[Items from a dataset]
** begin **
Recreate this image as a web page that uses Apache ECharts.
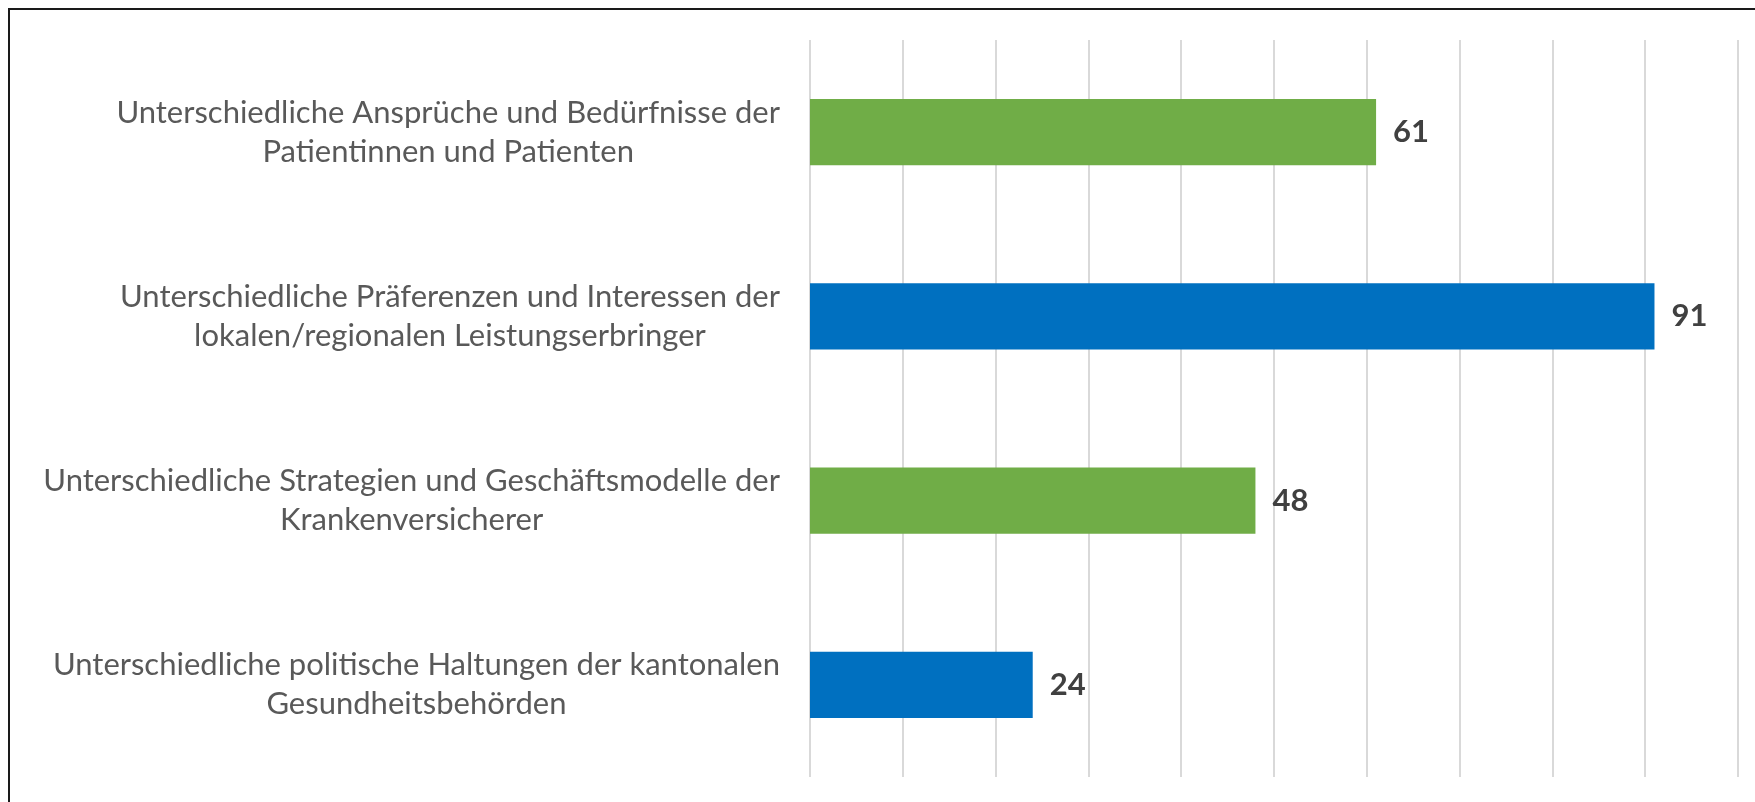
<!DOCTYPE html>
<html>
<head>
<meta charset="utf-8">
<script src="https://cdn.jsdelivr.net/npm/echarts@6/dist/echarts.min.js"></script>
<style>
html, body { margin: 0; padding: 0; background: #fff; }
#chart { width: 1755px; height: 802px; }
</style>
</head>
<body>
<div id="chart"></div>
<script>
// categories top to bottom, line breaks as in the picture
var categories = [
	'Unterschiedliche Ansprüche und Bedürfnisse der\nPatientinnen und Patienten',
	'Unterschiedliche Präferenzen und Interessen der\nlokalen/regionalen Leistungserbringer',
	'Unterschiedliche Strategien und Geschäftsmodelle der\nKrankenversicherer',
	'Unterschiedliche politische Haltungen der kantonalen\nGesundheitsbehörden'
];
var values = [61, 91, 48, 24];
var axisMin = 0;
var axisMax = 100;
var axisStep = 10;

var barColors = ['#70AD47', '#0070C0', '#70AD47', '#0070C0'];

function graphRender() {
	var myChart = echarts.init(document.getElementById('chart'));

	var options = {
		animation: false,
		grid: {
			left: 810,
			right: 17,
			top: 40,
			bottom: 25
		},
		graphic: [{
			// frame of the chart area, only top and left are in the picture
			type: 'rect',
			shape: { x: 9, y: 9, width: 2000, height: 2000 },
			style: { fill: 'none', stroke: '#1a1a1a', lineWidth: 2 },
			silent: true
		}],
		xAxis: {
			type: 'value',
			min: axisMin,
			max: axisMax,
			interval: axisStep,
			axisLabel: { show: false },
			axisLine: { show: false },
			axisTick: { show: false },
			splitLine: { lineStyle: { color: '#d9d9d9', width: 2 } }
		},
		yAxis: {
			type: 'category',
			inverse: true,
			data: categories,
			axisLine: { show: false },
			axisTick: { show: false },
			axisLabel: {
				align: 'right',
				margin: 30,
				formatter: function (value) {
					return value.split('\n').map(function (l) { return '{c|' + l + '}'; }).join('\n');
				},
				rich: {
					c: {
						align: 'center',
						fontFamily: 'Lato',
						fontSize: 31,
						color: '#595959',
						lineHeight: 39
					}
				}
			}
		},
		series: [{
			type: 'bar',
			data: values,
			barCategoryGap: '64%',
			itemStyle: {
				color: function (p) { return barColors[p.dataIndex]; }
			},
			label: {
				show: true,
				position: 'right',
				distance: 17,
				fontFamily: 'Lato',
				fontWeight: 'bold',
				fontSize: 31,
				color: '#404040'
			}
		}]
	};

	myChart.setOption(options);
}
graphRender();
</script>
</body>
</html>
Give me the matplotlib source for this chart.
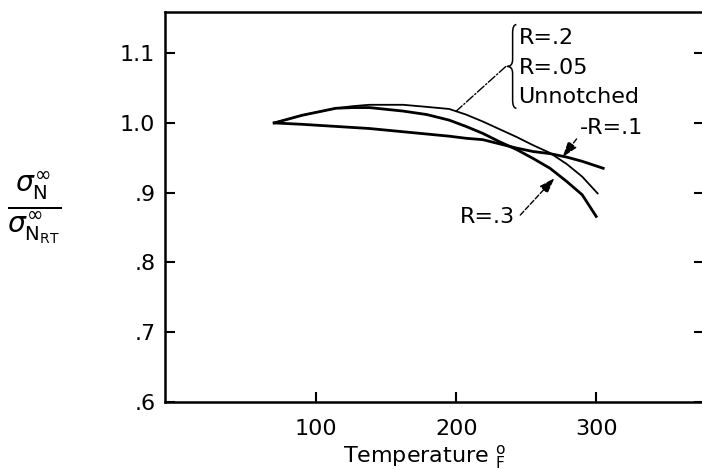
** end **
** begin **
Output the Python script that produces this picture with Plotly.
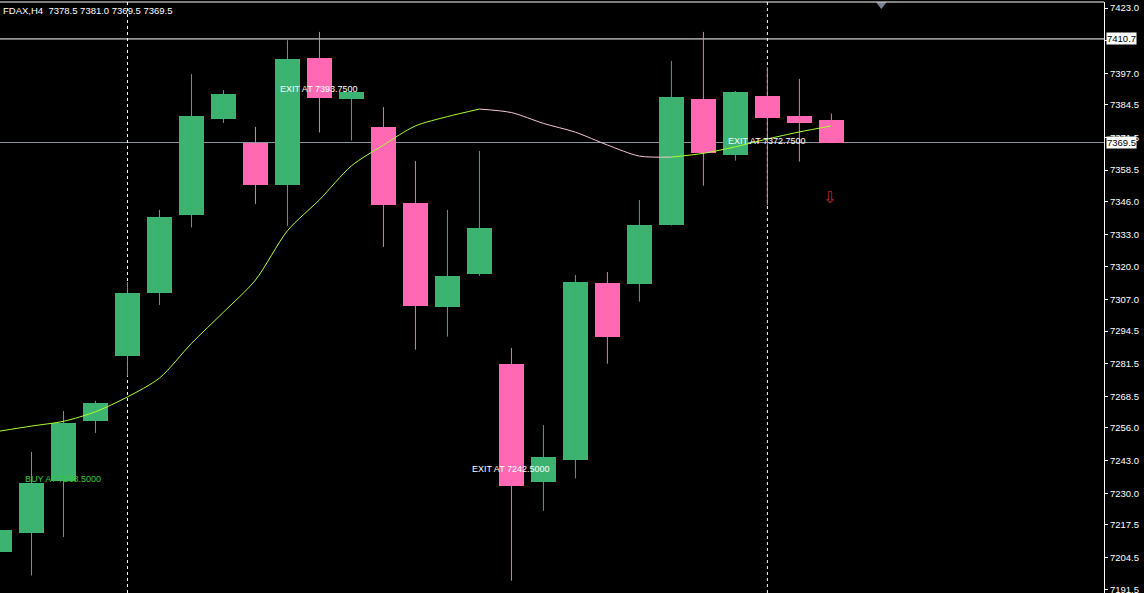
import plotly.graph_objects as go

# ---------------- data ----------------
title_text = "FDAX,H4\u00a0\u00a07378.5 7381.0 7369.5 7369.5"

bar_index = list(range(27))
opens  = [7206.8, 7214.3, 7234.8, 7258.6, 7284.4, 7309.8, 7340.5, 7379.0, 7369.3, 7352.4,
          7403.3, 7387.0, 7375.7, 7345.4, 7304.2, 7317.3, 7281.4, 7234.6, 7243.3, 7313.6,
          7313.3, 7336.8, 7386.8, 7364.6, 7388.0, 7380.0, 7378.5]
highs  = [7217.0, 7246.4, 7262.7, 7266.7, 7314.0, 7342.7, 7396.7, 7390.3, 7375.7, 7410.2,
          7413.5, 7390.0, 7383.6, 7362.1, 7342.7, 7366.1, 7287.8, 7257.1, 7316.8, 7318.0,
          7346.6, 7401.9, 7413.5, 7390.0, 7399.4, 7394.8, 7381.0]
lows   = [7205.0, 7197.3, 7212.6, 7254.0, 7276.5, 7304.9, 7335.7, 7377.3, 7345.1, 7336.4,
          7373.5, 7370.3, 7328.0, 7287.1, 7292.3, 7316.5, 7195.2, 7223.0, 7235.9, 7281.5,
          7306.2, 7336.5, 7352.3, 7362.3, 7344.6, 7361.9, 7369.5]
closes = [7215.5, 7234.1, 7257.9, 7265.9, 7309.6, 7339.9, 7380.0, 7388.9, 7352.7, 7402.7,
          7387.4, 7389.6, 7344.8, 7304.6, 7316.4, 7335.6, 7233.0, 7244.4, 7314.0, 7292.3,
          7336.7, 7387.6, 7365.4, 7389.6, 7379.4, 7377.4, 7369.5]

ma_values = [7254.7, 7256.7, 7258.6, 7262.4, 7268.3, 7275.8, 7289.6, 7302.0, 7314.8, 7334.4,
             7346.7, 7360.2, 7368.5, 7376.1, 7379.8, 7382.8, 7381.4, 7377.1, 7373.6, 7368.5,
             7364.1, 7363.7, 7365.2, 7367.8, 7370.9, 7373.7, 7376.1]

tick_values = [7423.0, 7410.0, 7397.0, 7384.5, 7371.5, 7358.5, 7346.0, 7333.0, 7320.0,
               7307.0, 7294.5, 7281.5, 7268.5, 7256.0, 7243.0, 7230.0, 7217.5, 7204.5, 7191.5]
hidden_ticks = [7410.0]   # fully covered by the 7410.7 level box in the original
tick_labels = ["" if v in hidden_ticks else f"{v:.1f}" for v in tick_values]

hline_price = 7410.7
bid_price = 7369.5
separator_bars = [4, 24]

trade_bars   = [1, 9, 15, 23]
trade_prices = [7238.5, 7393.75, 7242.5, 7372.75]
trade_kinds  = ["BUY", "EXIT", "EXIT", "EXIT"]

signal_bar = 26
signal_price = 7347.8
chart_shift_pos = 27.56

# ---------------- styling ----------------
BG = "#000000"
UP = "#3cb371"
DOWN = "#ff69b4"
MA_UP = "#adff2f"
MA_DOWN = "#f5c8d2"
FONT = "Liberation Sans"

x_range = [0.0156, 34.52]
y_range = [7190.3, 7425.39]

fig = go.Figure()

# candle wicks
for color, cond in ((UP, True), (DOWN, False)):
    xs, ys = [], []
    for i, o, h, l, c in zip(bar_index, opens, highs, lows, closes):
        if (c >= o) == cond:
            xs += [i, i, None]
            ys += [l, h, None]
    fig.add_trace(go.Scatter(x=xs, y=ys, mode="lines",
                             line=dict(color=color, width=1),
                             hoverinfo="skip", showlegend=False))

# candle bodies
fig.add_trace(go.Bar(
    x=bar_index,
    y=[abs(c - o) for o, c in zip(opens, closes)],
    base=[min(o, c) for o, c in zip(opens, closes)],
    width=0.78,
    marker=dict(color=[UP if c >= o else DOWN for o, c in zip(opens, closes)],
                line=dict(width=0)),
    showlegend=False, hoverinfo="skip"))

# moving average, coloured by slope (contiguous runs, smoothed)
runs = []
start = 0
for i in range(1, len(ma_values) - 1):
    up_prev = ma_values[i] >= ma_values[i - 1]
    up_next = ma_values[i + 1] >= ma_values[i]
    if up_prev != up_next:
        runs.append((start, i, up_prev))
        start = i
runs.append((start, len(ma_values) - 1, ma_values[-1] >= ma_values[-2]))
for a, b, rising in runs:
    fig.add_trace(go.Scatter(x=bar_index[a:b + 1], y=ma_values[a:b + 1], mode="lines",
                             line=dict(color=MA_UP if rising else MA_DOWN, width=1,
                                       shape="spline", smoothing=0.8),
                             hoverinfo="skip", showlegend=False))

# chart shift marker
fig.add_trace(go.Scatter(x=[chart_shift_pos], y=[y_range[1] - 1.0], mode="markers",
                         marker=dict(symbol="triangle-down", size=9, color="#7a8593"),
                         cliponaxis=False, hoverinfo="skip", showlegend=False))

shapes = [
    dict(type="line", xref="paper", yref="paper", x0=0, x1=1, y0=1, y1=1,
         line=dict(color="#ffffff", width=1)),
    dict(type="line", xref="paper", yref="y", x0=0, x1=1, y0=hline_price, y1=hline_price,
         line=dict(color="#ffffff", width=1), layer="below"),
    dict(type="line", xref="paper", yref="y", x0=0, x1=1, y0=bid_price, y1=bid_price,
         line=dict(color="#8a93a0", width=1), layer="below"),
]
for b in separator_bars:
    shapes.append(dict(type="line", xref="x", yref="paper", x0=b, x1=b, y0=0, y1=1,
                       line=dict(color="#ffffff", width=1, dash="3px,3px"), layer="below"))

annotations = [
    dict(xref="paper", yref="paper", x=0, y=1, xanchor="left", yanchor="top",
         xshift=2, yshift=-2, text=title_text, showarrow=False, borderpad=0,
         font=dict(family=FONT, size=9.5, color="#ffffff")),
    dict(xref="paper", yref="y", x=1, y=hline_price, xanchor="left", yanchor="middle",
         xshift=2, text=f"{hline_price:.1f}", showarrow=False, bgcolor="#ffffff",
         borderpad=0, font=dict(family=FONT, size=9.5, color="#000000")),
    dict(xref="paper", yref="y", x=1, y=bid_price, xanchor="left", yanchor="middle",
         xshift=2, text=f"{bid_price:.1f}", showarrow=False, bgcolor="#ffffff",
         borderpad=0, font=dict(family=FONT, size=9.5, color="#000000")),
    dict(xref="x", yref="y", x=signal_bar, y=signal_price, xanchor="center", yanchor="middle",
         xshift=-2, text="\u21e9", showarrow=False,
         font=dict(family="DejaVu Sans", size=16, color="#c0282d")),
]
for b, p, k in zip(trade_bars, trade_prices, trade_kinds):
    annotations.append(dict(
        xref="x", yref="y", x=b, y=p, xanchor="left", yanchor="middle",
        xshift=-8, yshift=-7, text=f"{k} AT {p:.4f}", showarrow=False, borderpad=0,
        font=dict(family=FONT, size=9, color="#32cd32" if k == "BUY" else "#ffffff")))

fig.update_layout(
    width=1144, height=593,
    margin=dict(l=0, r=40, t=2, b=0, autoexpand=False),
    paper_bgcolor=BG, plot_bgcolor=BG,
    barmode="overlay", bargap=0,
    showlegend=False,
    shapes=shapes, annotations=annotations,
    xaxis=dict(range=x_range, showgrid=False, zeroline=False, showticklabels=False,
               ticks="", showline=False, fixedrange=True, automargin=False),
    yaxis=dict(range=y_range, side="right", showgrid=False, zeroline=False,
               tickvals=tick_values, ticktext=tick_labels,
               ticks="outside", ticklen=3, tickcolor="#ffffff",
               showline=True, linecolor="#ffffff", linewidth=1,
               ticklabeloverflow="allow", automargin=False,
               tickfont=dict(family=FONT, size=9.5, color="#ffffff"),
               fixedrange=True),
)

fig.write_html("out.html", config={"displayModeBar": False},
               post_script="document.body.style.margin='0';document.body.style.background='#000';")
** end **
* [Problem details] Skip every picture. Repeat the lines from the one with "Recreate this image" through the one with "var myChart = echarts.init(document.getElementById('chart'));", both ends included.

* [Exercise response]
Recreate this image as a web page that uses Apache ECharts.
<!DOCTYPE html>
<html>
<head>
<meta charset="utf-8">
<script src="https://cdn.jsdelivr.net/npm/echarts@6/dist/echarts.min.js"></script>
<style>
html, body { margin: 0; padding: 0; background: #fff; }
#chart { width: 1755px; height: 802px; }
</style>
</head>
<body>
<div id="chart"></div>
<script>
// categories top to bottom, line breaks as in the picture
var categories = [
	'Unterschiedliche Ansprüche und Bedürfnisse der\nPatientinnen und Patienten',
	'Unterschiedliche Präferenzen und Interessen der\nlokalen/regionalen Leistungserbringer',
	'Unterschiedliche Strategien und Geschäftsmodelle der\nKrankenversicherer',
	'Unterschiedliche politische Haltungen der kantonalen\nGesundheitsbehörden'
];
var values = [61, 91, 48, 24];
var axisMin = 0;
var axisMax = 100;
var axisStep = 10;

var barColors = ['#70AD47', '#0070C0', '#70AD47', '#0070C0'];

function graphRender() {
	var myChart = echarts.init(document.getElementById('chart'));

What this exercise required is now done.